Architecture & Theory#

The Spiking Decision Transformer (SNN-DT) represents a paradigm shift from dense, matrix-multiplication-heavy Transformers to sparse, event-driven Spiking Neural Networks.

System Overview#

Traditional Decision Transformers (DTs) model trajectories \(\tau\) using causal masking and dense attention. SNN-DT preserves this sequence modeling capability but executes it in the spiking domain.

graph TD
    subgraph "SNN-DT Block"
    A[Spike Input] --> B[LIF Projection Q/K/V]
    B --> C[Spiking Self-Attention]
    C --> D[Dendritic Routing]
    D --> E[LIF Feed-Forward]
    E --> F[Output Spikes]
    end
    
    subgraph "Plasticity"
    G[Local 3-Factor Rule] -.-> B
    G -.-> E
    end

Spiking Self-Attention (SSA)#

We replace the dot-product attention with a spike-based operation.

  1. LIF Projections: Input spikes are projected via learnable weights into Query (\(Q\)), Key (\(K\)), and Value (\(V\)) spike trains.

  2. Attention formulation: Instead of \(softmax(\frac{QK^T}{\sqrt{d}})\), we use an accumulation of coincidence detections regulated by the firing thresholds of the postsynaptic neurons.

LIF Neuron Dynamics#

The membrane potential \(u_t\) evolves according to:

\[ u_t = \beta u_{t-1} + (1-\beta) W x_t - S_{t-1} V_{th} \]

where:

  • \(u_t\): Membrane potential at time \(t\).

  • \(\beta\): Decay factor (\(e^{-dt/\tau}\)).

  • \(S_t\): Discrete spike output (\(S_t \in \{0, 1\}\)).

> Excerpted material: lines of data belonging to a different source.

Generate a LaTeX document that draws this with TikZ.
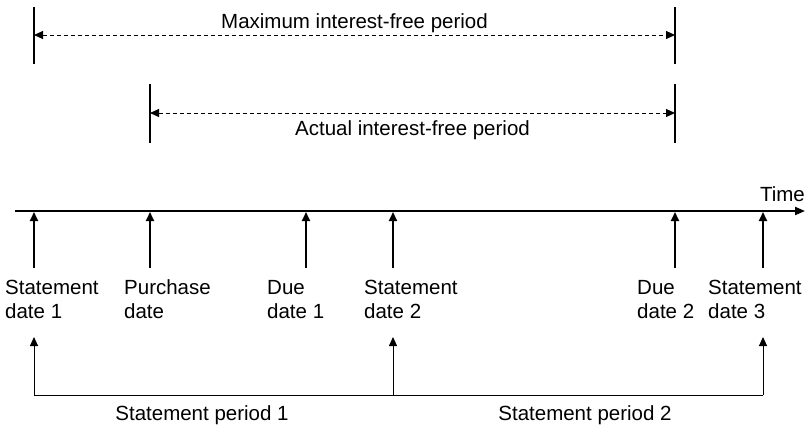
\documentclass[tikz,border=0pt]{standalone}
\usepackage{fontspec}
\setmainfont{Liberation Sans}
\usetikzlibrary{arrows.meta}
\begin{document}
\begin{tikzpicture}[x=1pt,y=-1pt,
  lbl/.style={inner sep=0pt, anchor=base west, align=left,
              font=\fontsize{20.5}{24}\selectfont},
  ttl/.style={inner sep=0pt, anchor=base,
              font=\fontsize{20.5}{24}\selectfont},
  axis/.style={line width=2pt, -{Triangle[length=10pt,width=8pt]}},
  tick/.style={line width=2pt, -{Triangle[length=9pt,width=8pt]}},
  bar/.style={line width=2.2pt},
  span/.style={line width=1pt, dash pattern=on 4pt off 3pt,
               {Triangle[length=9pt,width=8pt]}-{Triangle[length=9pt,width=8pt]}},
  brk/.style={line width=1pt},
  brkarrow/.style={line width=1pt, -{Triangle[length=9pt,width=8pt]}}]
\useasboundingbox (0,0) rectangle (812,426);

% interest-free periods
\coordinate (mxa) at (34,7);   \coordinate (mxb) at (34,64);
\coordinate (mya) at (675,7);  \coordinate (myb) at (675,64);
\coordinate (axa) at (150,84); \coordinate (axb) at (150,143);
\coordinate (aya) at (675,84); \coordinate (ayb) at (675,143);
\draw[bar] (mxa) -- (mxb);
\draw[bar] (mya) -- (myb);
\draw[bar] (axa) -- (axb);
\draw[bar] (aya) -- (ayb);
\coordinate (ms) at (34,35);  \coordinate (me) at (675,35);
\coordinate (as) at (150,113); \coordinate (ae) at (675,113);
\draw[span] (ms) -- (me);
\draw[span] (as) -- (ae);
\node[ttl] (maxlbl) at (354.5,28) {Maximum interest-free period};
\node[ttl] (actlbl) at (412.5,135) {Actual interest-free period};

% time axis
\coordinate (ax0) at (15,211);
\coordinate (ax1) at (805,211);
\draw[axis] (ax0) -- (ax1);
\node[inner sep=0pt, anchor=base east, font=\fontsize{20.5}{24}\selectfont] (time) at (805,201) {Time};

% event ticks
\foreach \n/\x in {1/34,2/150,3/306,4/393,5/675,6/763}{
  \coordinate (t\n) at (\x,212);
  \coordinate (b\n) at (\x,268);
  \draw[tick] (b\n) -- (t\n);
}

% event labels (anchored on the baseline of the second line)
\node[lbl] (l1) at (5,318)   {Statement\\date 1};
\node[lbl] (l2) at (124,318) {Purchase\\date};
\node[lbl] (l3) at (267,318) {Due\\date 1};
\node[lbl] (l4) at (364,318) {Statement\\date 2};
\node[lbl] (l5) at (637,318) {Due\\date 2};
\node[lbl] (l6) at (708,318) {Statement\\date 3};

% statement periods
\coordinate (c1) at (34,395);  \coordinate (u1) at (34,337);
\coordinate (c2) at (393,395); \coordinate (u2) at (393,337);
\coordinate (c3) at (763,395); \coordinate (u3) at (763,337);
\draw[brk] (c1) -- (c3);
\draw[brkarrow] (c1) -- (u1);
\draw[brkarrow] (c2) -- (u2);
\draw[brkarrow] (c3) -- (u3);
\node[ttl] (p1) at (202,420) {Statement period 1};
\node[ttl] (p2) at (585,420) {Statement period 2};
\end{tikzpicture}
\end{document}
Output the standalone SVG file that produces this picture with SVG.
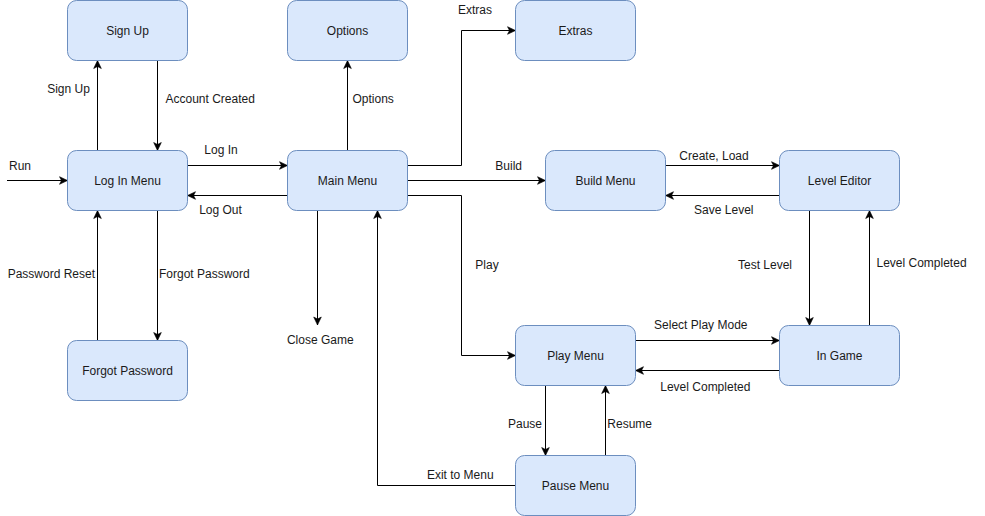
<svg xmlns="http://www.w3.org/2000/svg" width="985" height="516" viewBox="0 0 985 516">
<style>
  .node rect { fill: #dae8fc; stroke: #6c8ebf; stroke-width: 1; }
  text { font-family: "Liberation Sans", Arial, Helvetica, sans-serif; font-size: 12px; fill: #1a1a1a; }
  .node text { text-anchor: middle; }
  .edge { fill: none; stroke: #000; stroke-width: 1; marker-end: url(#arrow); }
  .lbl-m { text-anchor: middle; }
  .lbl-e { text-anchor: end; }
</style>
<defs>
  <marker id="arrow" markerUnits="userSpaceOnUse" markerWidth="10" markerHeight="10" viewBox="0 0 10 10" refX="9" refY="5" orient="auto">
    <path d="M1,1.2 L9,5 L1,8.8 L3,5 Z" fill="#000" stroke="#000" stroke-width="0.6"/>
  </marker>
</defs>
<rect width="985" height="516" fill="#fff"/>

<g id="connectors">
  <path class="edge" d="M7,180.5 H67.5"/>
  <path class="edge" d="M97.5,150.5 V60.5"/>
  <path class="edge" d="M157.5,60.5 V150.5"/>
  <path class="edge" d="M187.5,165.5 H287.5"/>
  <path class="edge" d="M287.5,195.5 H187.5"/>
  <path class="edge" d="M97.5,340.5 V210.5"/>
  <path class="edge" d="M157.5,210.5 V340.5"/>
  <path class="edge" d="M347.5,150.5 V60.5"/>
  <path class="edge" d="M407.5,165.5 H461.5 V30.5 H515.5"/>
  <path class="edge" d="M407.5,180.5 H545.5"/>
  <path class="edge" d="M407.5,195.5 H461.5 V355.5 H515.5"/>
  <path class="edge" d="M317.5,210.5 V325"/>
  <path class="edge" d="M515.5,485.5 H377.5 V210.5"/>
  <path class="edge" d="M665.5,165.5 H779.5"/>
  <path class="edge" d="M779.5,195.5 H665.5"/>
  <path class="edge" d="M809.5,210.5 V325.5"/>
  <path class="edge" d="M869.5,325.5 V210.5"/>
  <path class="edge" d="M635.5,340.5 H779.5"/>
  <path class="edge" d="M779.5,370.5 H635.5"/>
  <path class="edge" d="M545.5,385.5 V455.5"/>
  <path class="edge" d="M605.5,455.5 V385.5"/>

  <text x="9" y="170">Run</text>
  <text class="lbl-m" x="68.5" y="93">Sign Up</text>
  <text x="165.5" y="103">Account Created</text>
  <text class="lbl-m" x="221" y="154">Log In</text>
  <text class="lbl-m" x="220.5" y="214">Log Out</text>
  <text class="lbl-e" x="95" y="278">Password Reset</text>
  <text x="159" y="278">Forgot Password</text>
  <text x="352.5" y="103">Options</text>
  <text class="lbl-m" x="475" y="14">Extras</text>
  <text class="lbl-m" x="508.7" y="170">Build</text>
  <text x="475.3" y="268.5">Play</text>
  <text class="lbl-m" x="320.3" y="343.5">Close Game</text>
  <text class="lbl-m" x="460.3" y="478.5">Exit to Menu</text>
  <text class="lbl-m" x="714" y="160">Create, Load</text>
  <text class="lbl-m" x="723.8" y="214">Save Level</text>
  <text class="lbl-m" x="765" y="269">Test Level</text>
  <text x="876.5" y="267">Level Completed</text>
  <text class="lbl-m" x="700.8" y="328.5">Select Play Mode</text>
  <text class="lbl-m" x="705.3" y="391">Level Completed</text>
  <text class="lbl-m" x="525" y="427.5">Pause</text>
  <text x="607.3" y="427.5">Resume</text>
</g>

<g id="sign-up" class="node"><rect x="67.5" y="0.5" width="120" height="60" rx="9"/><text x="127.5" y="35">Sign Up</text></g>
<g id="log-in-menu" class="node"><rect x="67.5" y="150.5" width="120" height="60" rx="9"/><text x="127.5" y="185">Log In Menu</text></g>
<g id="forgot-password" class="node"><rect x="67.5" y="340.5" width="120" height="60" rx="9"/><text x="127.5" y="375">Forgot Password</text></g>
<g id="options" class="node"><rect x="287.5" y="0.5" width="120" height="60" rx="9"/><text x="347.5" y="35">Options</text></g>
<g id="main-menu" class="node"><rect x="287.5" y="150.5" width="120" height="60" rx="9"/><text x="347.5" y="185">Main Menu</text></g>
<g id="extras" class="node"><rect x="515.5" y="0.5" width="120" height="60" rx="9"/><text x="575.5" y="35">Extras</text></g>
<g id="build-menu" class="node"><rect x="545.5" y="150.5" width="120" height="60" rx="9"/><text x="605.5" y="185">Build Menu</text></g>
<g id="level-editor" class="node"><rect x="779.5" y="150.5" width="120" height="60" rx="9"/><text x="839.5" y="185">Level Editor</text></g>
<g id="play-menu" class="node"><rect x="515.5" y="325.5" width="120" height="60" rx="9"/><text x="575.5" y="360">Play Menu</text></g>
<g id="in-game" class="node"><rect x="779.5" y="325.5" width="120" height="60" rx="9"/><text x="839.5" y="360">In Game</text></g>
<g id="pause-menu" class="node"><rect x="515.5" y="455.5" width="120" height="60" rx="9"/><text x="575.5" y="490">Pause Menu</text></g>
</svg>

Dendritic Routing and Sparsity#

To minimize energy, SNN-DT employs specific mechanisms to induce sparsity:

  • Phase-Coding: Encodes values in the timing of spikes, reducing the total number of spikes needed to represent continuous values.

  • Dendritic Routing: A gating mechanism that dynamically prevents activity propagation to irrelevant heads or tokens, effectively “pruning” the computation graph on-the-fly.

Learning with Plasticity#

We use a surrogate gradient method for end-to-end training, augmented by local plasticity:

\[ \nabla W_{total} = \nabla W_{BPTT} + \lambda \cdot \Delta W_{STDP} \]

This hybrid approach stabilizes training and improves generalization to unseen tasks (e.g., changes in gravity or friction in Gym environments).